* REQUIREMENTS *
Copy the data below exactly, omitting any picture it contains.

* DATA SEGMENT *
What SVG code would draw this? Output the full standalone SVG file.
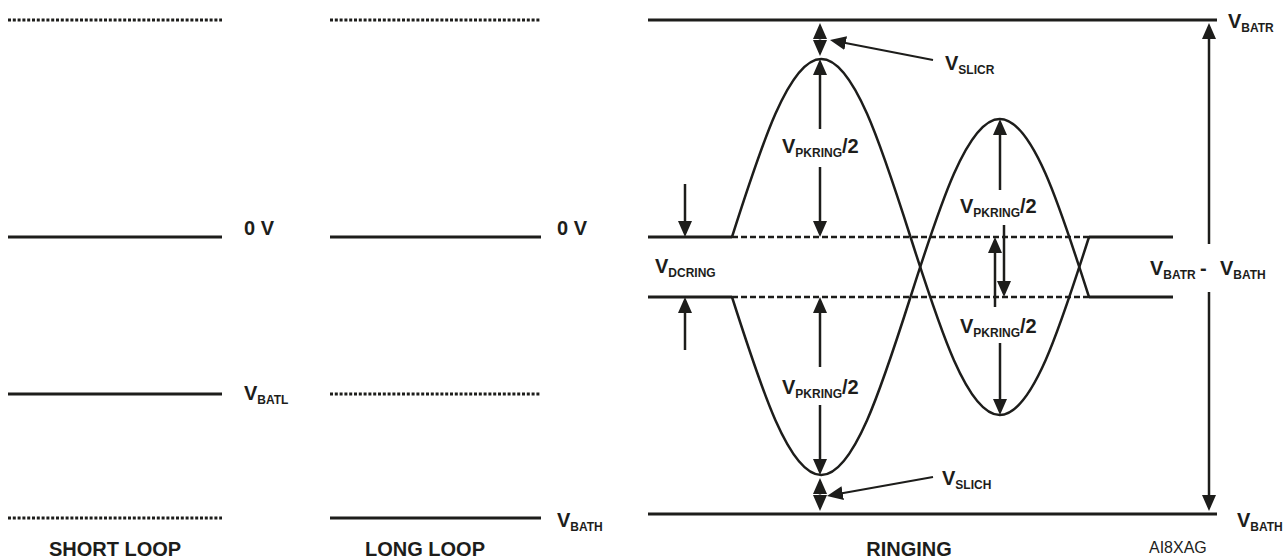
<svg xmlns="http://www.w3.org/2000/svg" width="1284" height="558" viewBox="0 0 1284 558">
<style>
.solid{stroke:#1d1d1b;stroke-width:3;fill:none}
.dot{stroke:#1d1d1b;stroke-width:3;fill:none;stroke-dasharray:3,1.8}
.dash{stroke:#1d1d1b;stroke-width:2.5;fill:none;stroke-dasharray:6,3}
.curve{stroke:#1d1d1b;stroke-width:2.5;fill:none}
.arr{stroke:#1d1d1b;stroke-width:2.5;fill:none;marker-end:url(#ah)}
.lead{stroke:#1d1d1b;stroke-width:2;fill:none;marker-end:url(#ah)}
text{font-family:"Liberation Sans",Arial,sans-serif;fill:#1d1d1b;font-weight:bold}
.v{font-size:20px}
.s{font-size:12px}
.t{font-size:20px}
.id{font-size:16px;font-weight:normal}
</style>
<defs>
<marker id="ah" viewBox="0 0 16 14" refX="12" refY="7" markerWidth="16" markerHeight="14" markerUnits="userSpaceOnUse" orient="auto">
<path d="M0,0 L16,7 L0,14 z" fill="#1d1d1b"/>
</marker>
</defs>

<g id="short-loop">
<line class="dot" x1="8" y1="20" x2="222" y2="20"/>
<line class="solid" x1="8" y1="237" x2="222" y2="237"/>
<line class="solid" x1="8" y1="394" x2="222" y2="394"/>
<line class="dot" x1="8" y1="518" x2="222" y2="518"/>
<text class="v" x="244" y="235">0 V</text>
<text class="v" x="244" y="400">V<tspan class="s" dy="4">BATL</tspan></text>
<text class="t" x="115" y="556" text-anchor="middle">SHORT LOOP</text>
</g>

<g id="long-loop">
<line class="dot" x1="330" y1="20" x2="541" y2="20"/>
<line class="solid" x1="330" y1="237" x2="541" y2="237"/>
<line class="dot" x1="330" y1="394" x2="541" y2="394"/>
<line class="solid" x1="330" y1="518" x2="541" y2="518"/>
<text class="v" x="557" y="235">0 V</text>
<text class="v" x="557" y="527">V<tspan class="s" dy="4">BATH</tspan></text>
<text class="t" x="425" y="556" text-anchor="middle">LONG LOOP</text>
</g>

<g id="ringing">
<line class="solid" x1="648" y1="20" x2="1217" y2="20"/>
<line class="solid" x1="648" y1="514" x2="1217" y2="514"/>
<line class="solid" x1="648" y1="237" x2="732" y2="237"/>
<line class="dash" x1="732" y1="237" x2="1089" y2="237"/>
<line class="solid" x1="1089" y1="237" x2="1173" y2="237"/>
<line class="solid" x1="648" y1="297" x2="732" y2="297"/>
<line class="dash" x1="732" y1="297" x2="1089" y2="297"/>
<line class="solid" x1="1089" y1="297" x2="1173" y2="297"/>
<path class="curve" d="M732,237 C761.1,145.8 788.95,59 821.25,59 C853.55,59 881.4,145.8 910.5,237 C939.6,328.2 967.45,415 999.75,415 C1032.05,415 1059.9,328.2 1089,237"/>
<path class="curve" d="M732,297 C761.1,388.2 788.95,475 821.25,475 C853.55,475 881.4,388.2 910.5,297 C939.6,205.8 967.45,119 999.75,119 C1032.05,119 1059.9,205.8 1089,297"/>
<text class="v" x="1228" y="28">V<tspan class="s" dy="4">BATR</tspan></text>
<text class="v" x="1237" y="527">V<tspan class="s" dy="4">BATH</tspan></text>
<text class="v" x="1150" y="275">V<tspan class="s" dy="4">BATR</tspan><tspan x="1200" dy="-4">-</tspan></text>
<text class="v" x="1220" y="275">V<tspan class="s" dy="4">BATH</tspan></text>
<text class="v" x="655" y="273">V<tspan class="s" dy="4">DCRING</tspan></text>
<text class="v" x="782" y="153">V<tspan class="s" dy="4">PKRING</tspan><tspan dy="-4">/2</tspan></text>
<text class="v" x="782" y="394">V<tspan class="s" dy="4">PKRING</tspan><tspan dy="-4">/2</tspan></text>
<text class="v" x="960" y="213">V<tspan class="s" dy="4">PKRING</tspan><tspan dy="-4">/2</tspan></text>
<text class="v" x="960" y="333">V<tspan class="s" dy="4">PKRING</tspan><tspan dy="-4">/2</tspan></text>
<text class="v" x="945" y="70">V<tspan class="s" dy="4">SLICR</tspan></text>
<text class="v" x="942" y="485">V<tspan class="s" dy="4">SLICH</tspan></text>
<text class="t" x="909" y="556" text-anchor="middle">RINGING</text>
<text class="id" x="1149" y="553">AI8XAG</text>
</g>

<g id="connectors">
<line class="arr" x1="685" y1="184" x2="685" y2="233"/>
<line class="arr" x1="685" y1="350" x2="685" y2="301"/>
<line class="arr" x1="820" y1="129" x2="820" y2="63"/>
<line class="arr" x1="820" y1="167" x2="820" y2="233"/>
<line class="arr" x1="820" y1="367" x2="820" y2="301"/>
<line class="arr" x1="820" y1="405" x2="820" y2="471"/>
<line class="arr" x1="1000" y1="190" x2="1000" y2="123"/>
<line class="arr" x1="1004" y1="225" x2="1004" y2="293"/>
<line class="arr" x1="995" y1="307" x2="995" y2="241"/>
<line class="arr" x1="1000" y1="343" x2="1000" y2="411"/>
<line class="arr" x1="1209" y1="244" x2="1209" y2="27"/>
<line class="arr" x1="1209" y1="292" x2="1209" y2="507"/>
<line class="arr" x1="820" y1="39.5" x2="820" y2="27"/>
<line class="arr" x1="820" y1="40.5" x2="820" y2="52"/>
<line class="arr" x1="820" y1="494.5" x2="820" y2="482"/>
<line class="arr" x1="820" y1="495.5" x2="820" y2="507"/>
<line class="lead" x1="933" y1="60" x2="833.9" y2="40.8"/>
<line class="lead" x1="933" y1="477" x2="830.9" y2="495.3"/>
</g>
</svg>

* COMPLETED EXERCISE *
What SVG code would draw this? Output the full standalone SVG file.
<svg xmlns="http://www.w3.org/2000/svg" width="1284" height="558" viewBox="0 0 1284 558">
<style>
.solid{stroke:#1d1d1b;stroke-width:3;fill:none}
.dot{stroke:#1d1d1b;stroke-width:3;fill:none;stroke-dasharray:3,1.8}
.dash{stroke:#1d1d1b;stroke-width:2.5;fill:none;stroke-dasharray:6,3}
.curve{stroke:#1d1d1b;stroke-width:2.5;fill:none}
.arr{stroke:#1d1d1b;stroke-width:2.5;fill:none;marker-end:url(#ah)}
.lead{stroke:#1d1d1b;stroke-width:2;fill:none;marker-end:url(#ah)}
text{font-family:"Liberation Sans",Arial,sans-serif;fill:#1d1d1b;font-weight:bold}
.v{font-size:20px}
.s{font-size:12px}
.t{font-size:20px}
.id{font-size:16px;font-weight:normal}
</style>
<defs>
<marker id="ah" viewBox="0 0 16 14" refX="12" refY="7" markerWidth="16" markerHeight="14" markerUnits="userSpaceOnUse" orient="auto">
<path d="M0,0 L16,7 L0,14 z" fill="#1d1d1b"/>
</marker>
</defs>

<g id="short-loop">
<line class="dot" x1="8" y1="20" x2="222" y2="20"/>
<line class="solid" x1="8" y1="237" x2="222" y2="237"/>
<line class="solid" x1="8" y1="394" x2="222" y2="394"/>
<line class="dot" x1="8" y1="518" x2="222" y2="518"/>
<text class="v" x="244" y="235">0 V</text>
<text class="v" x="244" y="400">V<tspan class="s" dy="4">BATL</tspan></text>
<text class="t" x="115" y="556" text-anchor="middle">SHORT LOOP</text>
</g>

<g id="long-loop">
<line class="dot" x1="330" y1="20" x2="541" y2="20"/>
<line class="solid" x1="330" y1="237" x2="541" y2="237"/>
<line class="dot" x1="330" y1="394" x2="541" y2="394"/>
<line class="solid" x1="330" y1="518" x2="541" y2="518"/>
<text class="v" x="557" y="235">0 V</text>
<text class="v" x="557" y="527">V<tspan class="s" dy="4">BATH</tspan></text>
<text class="t" x="425" y="556" text-anchor="middle">LONG LOOP</text>
</g>

<g id="ringing">
<line class="solid" x1="648" y1="20" x2="1217" y2="20"/>
<line class="solid" x1="648" y1="514" x2="1217" y2="514"/>
<line class="solid" x1="648" y1="237" x2="732" y2="237"/>
<line class="dash" x1="732" y1="237" x2="1089" y2="237"/>
<line class="solid" x1="1089" y1="237" x2="1173" y2="237"/>
<line class="solid" x1="648" y1="297" x2="732" y2="297"/>
<line class="dash" x1="732" y1="297" x2="1089" y2="297"/>
<line class="solid" x1="1089" y1="297" x2="1173" y2="297"/>
<path class="curve" d="M732,237 C761.1,145.8 788.95,59 821.25,59 C853.55,59 881.4,145.8 910.5,237 C939.6,328.2 967.45,415 999.75,415 C1032.05,415 1059.9,328.2 1089,237"/>
<path class="curve" d="M732,297 C761.1,388.2 788.95,475 821.25,475 C853.55,475 881.4,388.2 910.5,297 C939.6,205.8 967.45,119 999.75,119 C1032.05,119 1059.9,205.8 1089,297"/>
<text class="v" x="1228" y="28">V<tspan class="s" dy="4">BATR</tspan></text>
<text class="v" x="1237" y="527">V<tspan class="s" dy="4">BATH</tspan></text>
<text class="v" x="1150" y="275">V<tspan class="s" dy="4">BATR</tspan><tspan x="1200" dy="-4">-</tspan></text>
<text class="v" x="1220" y="275">V<tspan class="s" dy="4">BATH</tspan></text>
<text class="v" x="655" y="273">V<tspan class="s" dy="4">DCRING</tspan></text>
<text class="v" x="782" y="153">V<tspan class="s" dy="4">PKRING</tspan><tspan dy="-4">/2</tspan></text>
<text class="v" x="782" y="394">V<tspan class="s" dy="4">PKRING</tspan><tspan dy="-4">/2</tspan></text>
<text class="v" x="960" y="213">V<tspan class="s" dy="4">PKRING</tspan><tspan dy="-4">/2</tspan></text>
<text class="v" x="960" y="333">V<tspan class="s" dy="4">PKRING</tspan><tspan dy="-4">/2</tspan></text>
<text class="v" x="945" y="70">V<tspan class="s" dy="4">SLICR</tspan></text>
<text class="v" x="942" y="485">V<tspan class="s" dy="4">SLICH</tspan></text>
<text class="t" x="909" y="556" text-anchor="middle">RINGING</text>
<text class="id" x="1149" y="553">AI8XAG</text>
</g>

<g id="connectors">
<line class="arr" x1="685" y1="184" x2="685" y2="233"/>
<line class="arr" x1="685" y1="350" x2="685" y2="301"/>
<line class="arr" x1="820" y1="129" x2="820" y2="63"/>
<line class="arr" x1="820" y1="167" x2="820" y2="233"/>
<line class="arr" x1="820" y1="367" x2="820" y2="301"/>
<line class="arr" x1="820" y1="405" x2="820" y2="471"/>
<line class="arr" x1="1000" y1="190" x2="1000" y2="123"/>
<line class="arr" x1="1004" y1="225" x2="1004" y2="293"/>
<line class="arr" x1="995" y1="307" x2="995" y2="241"/>
<line class="arr" x1="1000" y1="343" x2="1000" y2="411"/>
<line class="arr" x1="1209" y1="244" x2="1209" y2="27"/>
<line class="arr" x1="1209" y1="292" x2="1209" y2="507"/>
<line class="arr" x1="820" y1="39.5" x2="820" y2="27"/>
<line class="arr" x1="820" y1="40.5" x2="820" y2="52"/>
<line class="arr" x1="820" y1="494.5" x2="820" y2="482"/>
<line class="arr" x1="820" y1="495.5" x2="820" y2="507"/>
<line class="lead" x1="933" y1="60" x2="833.9" y2="40.8"/>
<line class="lead" x1="933" y1="477" x2="830.9" y2="495.3"/>
</g>
</svg>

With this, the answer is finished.